Gustav Klimt's Female Muses Unite For Upcoming Retrospective
Despite the tragic erasure of female artists up until the late Twentieth Century (yikes!), women always fueled the creative imaginations of white male painters across Europe. The notion of the muse dates back to ancient Greek mythology, when Zeus’ magnificently beautiful daughters inspired the works of practitioners everywhere. Gustav Klimt, the Austrian symbolist painter revered by wannabe quirky Tumblr kids worldwide, is perhaps the most infamous perpetrator of the female muse, having lured an array of women he desired with the prospect of being painted by him.
Now, all the women of Klimt’s life are coming together for the first time—talk about awkward—for an upcoming retrospective, entitled Gustav Klimt and the Women of Vienna’s Golden Age, 1900-1918. And this time around, we’re not really concentrating on Klimt. Rather, the focus is on the women whose names are oftentimes forgotten, and whose faces are forever frozen inside some Western society’s most sanctified pieces of art.

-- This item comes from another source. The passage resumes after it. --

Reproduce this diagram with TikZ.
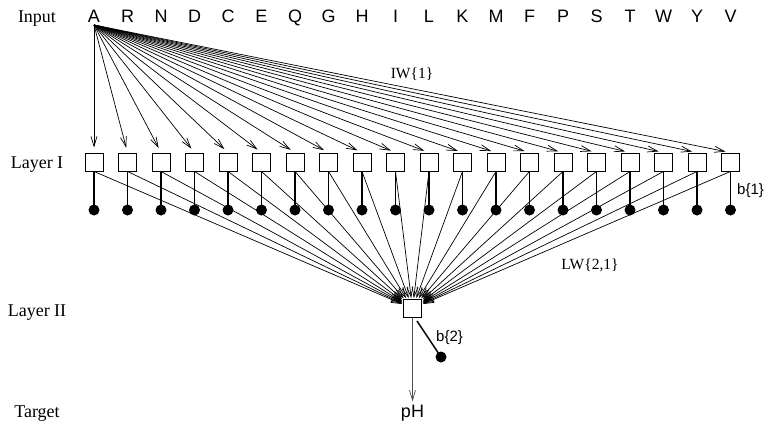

Among the many women featured in the retrospective is Adele Bloch-Bauer, who is famed as the only muse to have two full-length portraits of herself by Klimt. The duo of pieces, “Portrait of Adele Bloch-Bauer I” (1907) and “Portrait of Adele Bloch-Bauer II”(1912), haven’t been in the same room for over a decade, and will be pitted side-be-side come September. Other subjects who will be celebrated inside the exhibition include Gertha Loew (1902), Mäda Primavesi (1912), Szerena Lederer (1899) and her daughter Elisabeth Lederer (1914–16).
Spectators visiting Gustav Klimt and the Women of Vienna’s Golden Age, 1900-1918, will be granted the insight of the untold histories of some of the world’s most prized muses, which, in the end, is just as equally important in our understanding of the artist himself.
“Gustav Klimt and the Women of Vienna’s Golden Age, 1900-1918” will be open from September 22, 2016 – January 16, 2017 at the Neue Galerie in New York.